◆ DATA SECTION
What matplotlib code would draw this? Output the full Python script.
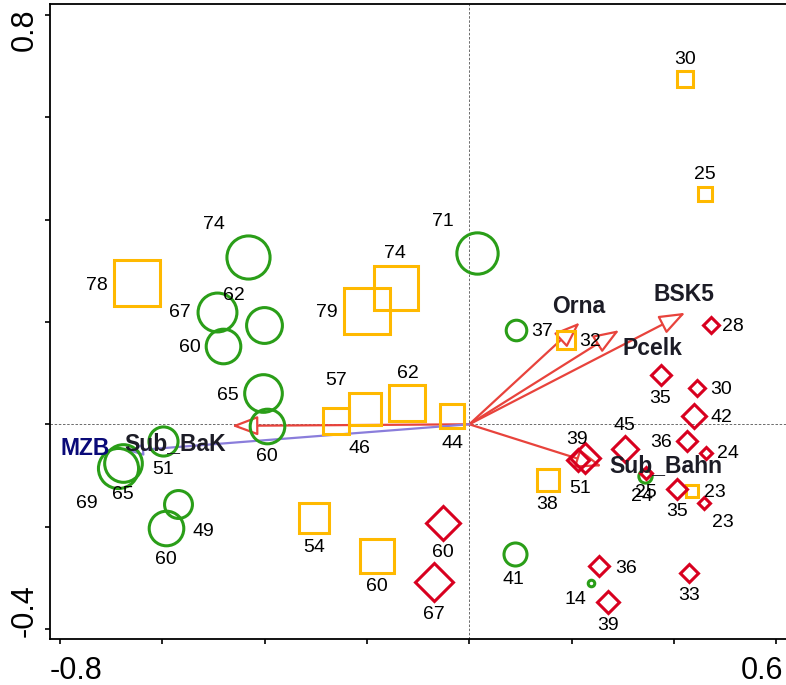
---
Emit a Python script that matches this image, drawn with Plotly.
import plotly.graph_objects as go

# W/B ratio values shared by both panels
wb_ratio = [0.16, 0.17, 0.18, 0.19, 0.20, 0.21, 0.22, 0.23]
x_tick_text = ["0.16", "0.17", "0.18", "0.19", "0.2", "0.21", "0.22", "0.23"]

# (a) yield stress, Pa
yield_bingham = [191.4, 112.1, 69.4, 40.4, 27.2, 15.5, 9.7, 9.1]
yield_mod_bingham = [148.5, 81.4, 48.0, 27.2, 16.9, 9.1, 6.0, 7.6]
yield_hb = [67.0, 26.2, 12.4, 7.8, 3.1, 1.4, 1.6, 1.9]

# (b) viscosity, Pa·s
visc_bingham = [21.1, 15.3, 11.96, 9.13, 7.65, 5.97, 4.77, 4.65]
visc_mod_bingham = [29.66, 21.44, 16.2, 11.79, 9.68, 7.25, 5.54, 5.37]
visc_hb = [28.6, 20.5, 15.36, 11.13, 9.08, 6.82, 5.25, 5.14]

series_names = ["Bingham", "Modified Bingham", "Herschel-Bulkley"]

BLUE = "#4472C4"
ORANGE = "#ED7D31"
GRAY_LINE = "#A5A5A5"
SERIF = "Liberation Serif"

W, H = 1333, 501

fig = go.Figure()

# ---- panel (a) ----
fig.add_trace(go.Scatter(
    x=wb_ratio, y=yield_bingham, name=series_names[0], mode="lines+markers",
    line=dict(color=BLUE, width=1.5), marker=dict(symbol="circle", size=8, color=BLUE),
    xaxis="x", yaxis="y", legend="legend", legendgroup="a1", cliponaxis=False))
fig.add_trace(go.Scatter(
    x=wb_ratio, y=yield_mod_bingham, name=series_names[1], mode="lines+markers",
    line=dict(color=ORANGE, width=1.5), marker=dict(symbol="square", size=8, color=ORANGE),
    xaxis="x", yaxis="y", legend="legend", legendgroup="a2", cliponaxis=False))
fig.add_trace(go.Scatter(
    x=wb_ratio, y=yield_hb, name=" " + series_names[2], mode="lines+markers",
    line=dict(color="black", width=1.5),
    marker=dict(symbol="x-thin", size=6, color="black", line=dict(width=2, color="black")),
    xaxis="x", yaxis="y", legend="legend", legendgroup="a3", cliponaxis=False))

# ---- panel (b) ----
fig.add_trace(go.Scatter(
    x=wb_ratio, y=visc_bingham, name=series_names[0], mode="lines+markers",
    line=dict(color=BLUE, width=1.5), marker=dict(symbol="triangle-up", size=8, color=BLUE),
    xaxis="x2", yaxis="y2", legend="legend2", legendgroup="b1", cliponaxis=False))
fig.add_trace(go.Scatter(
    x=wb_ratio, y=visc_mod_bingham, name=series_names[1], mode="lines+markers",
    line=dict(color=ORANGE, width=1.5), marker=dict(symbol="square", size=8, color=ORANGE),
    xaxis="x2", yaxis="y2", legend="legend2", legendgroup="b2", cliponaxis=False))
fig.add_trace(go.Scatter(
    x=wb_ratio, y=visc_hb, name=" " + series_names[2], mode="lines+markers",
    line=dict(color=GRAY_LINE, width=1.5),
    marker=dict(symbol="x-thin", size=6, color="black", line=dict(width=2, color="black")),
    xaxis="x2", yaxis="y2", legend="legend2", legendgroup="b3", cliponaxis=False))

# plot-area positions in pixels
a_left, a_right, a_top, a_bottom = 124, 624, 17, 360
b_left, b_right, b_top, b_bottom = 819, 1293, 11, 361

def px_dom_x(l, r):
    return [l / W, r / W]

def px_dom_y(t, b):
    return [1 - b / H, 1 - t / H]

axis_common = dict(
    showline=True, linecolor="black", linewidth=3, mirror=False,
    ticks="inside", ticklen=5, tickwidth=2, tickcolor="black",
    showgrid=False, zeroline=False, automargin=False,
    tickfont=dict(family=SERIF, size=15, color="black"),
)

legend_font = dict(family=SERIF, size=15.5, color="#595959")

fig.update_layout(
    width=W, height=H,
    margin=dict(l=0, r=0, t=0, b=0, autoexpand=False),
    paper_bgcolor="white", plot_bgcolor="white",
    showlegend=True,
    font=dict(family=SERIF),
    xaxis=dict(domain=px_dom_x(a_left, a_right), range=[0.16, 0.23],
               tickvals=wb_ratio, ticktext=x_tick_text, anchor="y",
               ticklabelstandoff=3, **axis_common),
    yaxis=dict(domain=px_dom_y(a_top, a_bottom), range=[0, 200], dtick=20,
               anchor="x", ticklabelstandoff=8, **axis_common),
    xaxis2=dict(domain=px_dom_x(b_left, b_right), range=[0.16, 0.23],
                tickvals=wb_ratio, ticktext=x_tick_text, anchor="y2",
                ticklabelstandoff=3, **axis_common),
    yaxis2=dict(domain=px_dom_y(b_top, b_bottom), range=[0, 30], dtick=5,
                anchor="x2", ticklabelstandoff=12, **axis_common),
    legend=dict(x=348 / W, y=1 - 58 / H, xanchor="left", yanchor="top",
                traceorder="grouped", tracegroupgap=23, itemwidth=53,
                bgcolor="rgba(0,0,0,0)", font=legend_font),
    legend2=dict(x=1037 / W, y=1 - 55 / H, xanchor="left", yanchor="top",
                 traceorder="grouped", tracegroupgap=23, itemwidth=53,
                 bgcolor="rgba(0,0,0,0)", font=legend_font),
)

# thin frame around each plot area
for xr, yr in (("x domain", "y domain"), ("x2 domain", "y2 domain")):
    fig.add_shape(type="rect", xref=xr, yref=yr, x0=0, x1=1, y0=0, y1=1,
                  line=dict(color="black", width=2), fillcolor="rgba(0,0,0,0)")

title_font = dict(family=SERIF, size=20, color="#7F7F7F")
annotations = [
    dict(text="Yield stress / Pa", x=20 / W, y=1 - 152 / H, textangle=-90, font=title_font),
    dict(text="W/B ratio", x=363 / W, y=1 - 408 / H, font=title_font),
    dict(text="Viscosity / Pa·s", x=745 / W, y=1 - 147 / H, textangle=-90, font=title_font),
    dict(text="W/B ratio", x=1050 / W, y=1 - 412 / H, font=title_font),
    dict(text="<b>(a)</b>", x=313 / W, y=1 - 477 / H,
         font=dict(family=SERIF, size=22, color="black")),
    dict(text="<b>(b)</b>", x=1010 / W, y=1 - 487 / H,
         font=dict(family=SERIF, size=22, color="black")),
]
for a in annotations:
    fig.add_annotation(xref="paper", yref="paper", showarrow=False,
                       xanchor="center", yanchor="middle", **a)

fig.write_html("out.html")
...
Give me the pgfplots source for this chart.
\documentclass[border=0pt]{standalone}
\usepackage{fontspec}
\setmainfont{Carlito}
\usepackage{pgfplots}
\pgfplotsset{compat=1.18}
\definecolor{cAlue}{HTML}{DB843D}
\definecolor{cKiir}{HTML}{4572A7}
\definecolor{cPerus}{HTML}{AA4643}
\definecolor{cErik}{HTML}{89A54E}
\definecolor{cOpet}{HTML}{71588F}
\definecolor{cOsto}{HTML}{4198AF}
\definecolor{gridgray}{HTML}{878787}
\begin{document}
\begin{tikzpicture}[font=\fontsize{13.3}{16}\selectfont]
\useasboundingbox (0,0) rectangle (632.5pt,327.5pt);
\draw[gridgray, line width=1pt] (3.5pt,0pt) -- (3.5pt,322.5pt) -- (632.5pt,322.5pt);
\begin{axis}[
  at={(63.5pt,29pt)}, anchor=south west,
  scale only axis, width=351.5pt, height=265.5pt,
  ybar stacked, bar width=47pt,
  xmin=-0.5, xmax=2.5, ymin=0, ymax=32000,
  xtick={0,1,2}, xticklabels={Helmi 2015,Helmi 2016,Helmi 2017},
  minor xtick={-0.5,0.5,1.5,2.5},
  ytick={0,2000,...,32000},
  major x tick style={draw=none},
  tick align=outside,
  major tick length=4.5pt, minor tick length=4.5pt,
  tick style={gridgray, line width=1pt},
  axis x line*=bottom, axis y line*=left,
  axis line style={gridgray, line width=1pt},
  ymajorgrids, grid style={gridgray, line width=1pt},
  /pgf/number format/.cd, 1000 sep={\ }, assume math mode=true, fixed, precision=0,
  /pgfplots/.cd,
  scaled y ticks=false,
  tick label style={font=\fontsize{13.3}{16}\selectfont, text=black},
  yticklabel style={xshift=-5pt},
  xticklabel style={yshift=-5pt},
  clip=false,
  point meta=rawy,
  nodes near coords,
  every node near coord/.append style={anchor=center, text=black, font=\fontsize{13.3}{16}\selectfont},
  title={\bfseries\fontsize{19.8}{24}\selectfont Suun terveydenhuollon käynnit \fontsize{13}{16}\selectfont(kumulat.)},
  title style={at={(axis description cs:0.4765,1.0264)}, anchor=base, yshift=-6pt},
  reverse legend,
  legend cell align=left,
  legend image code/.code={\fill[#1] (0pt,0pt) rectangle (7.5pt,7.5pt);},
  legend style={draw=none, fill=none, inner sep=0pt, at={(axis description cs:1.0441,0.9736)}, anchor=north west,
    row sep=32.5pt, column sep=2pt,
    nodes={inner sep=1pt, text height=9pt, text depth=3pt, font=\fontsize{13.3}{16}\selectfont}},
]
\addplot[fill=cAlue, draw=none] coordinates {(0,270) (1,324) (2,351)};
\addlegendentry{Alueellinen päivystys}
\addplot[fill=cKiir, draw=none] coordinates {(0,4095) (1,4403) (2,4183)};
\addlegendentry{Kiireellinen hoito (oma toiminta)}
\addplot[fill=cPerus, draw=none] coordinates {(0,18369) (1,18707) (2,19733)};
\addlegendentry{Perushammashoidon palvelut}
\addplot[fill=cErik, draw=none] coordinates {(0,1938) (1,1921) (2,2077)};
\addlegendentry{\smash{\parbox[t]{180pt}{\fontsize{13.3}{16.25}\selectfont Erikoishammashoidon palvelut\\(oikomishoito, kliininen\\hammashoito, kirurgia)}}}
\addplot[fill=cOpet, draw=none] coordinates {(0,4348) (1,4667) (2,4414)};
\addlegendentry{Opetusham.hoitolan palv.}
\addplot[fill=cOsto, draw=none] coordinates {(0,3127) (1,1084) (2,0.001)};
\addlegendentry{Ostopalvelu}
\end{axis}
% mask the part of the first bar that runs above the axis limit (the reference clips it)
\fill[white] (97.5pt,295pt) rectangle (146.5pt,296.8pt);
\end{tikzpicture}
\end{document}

◆ TASK PROMPT
In the listing above, find the line with "Emit a Python" and the line with "fig = go.Figure()", then print exactly those lines and every line between them.

◆ EXERCISE SOLUTION
Emit a Python script that matches this image, drawn with Plotly.
import plotly.graph_objects as go

# W/B ratio values shared by both panels
wb_ratio = [0.16, 0.17, 0.18, 0.19, 0.20, 0.21, 0.22, 0.23]
x_tick_text = ["0.16", "0.17", "0.18", "0.19", "0.2", "0.21", "0.22", "0.23"]

# (a) yield stress, Pa
yield_bingham = [191.4, 112.1, 69.4, 40.4, 27.2, 15.5, 9.7, 9.1]
yield_mod_bingham = [148.5, 81.4, 48.0, 27.2, 16.9, 9.1, 6.0, 7.6]
yield_hb = [67.0, 26.2, 12.4, 7.8, 3.1, 1.4, 1.6, 1.9]

# (b) viscosity, Pa·s
visc_bingham = [21.1, 15.3, 11.96, 9.13, 7.65, 5.97, 4.77, 4.65]
visc_mod_bingham = [29.66, 21.44, 16.2, 11.79, 9.68, 7.25, 5.54, 5.37]
visc_hb = [28.6, 20.5, 15.36, 11.13, 9.08, 6.82, 5.25, 5.14]

series_names = ["Bingham", "Modified Bingham", "Herschel-Bulkley"]

BLUE = "#4472C4"
ORANGE = "#ED7D31"
GRAY_LINE = "#A5A5A5"
SERIF = "Liberation Serif"

W, H = 1333, 501

fig = go.Figure()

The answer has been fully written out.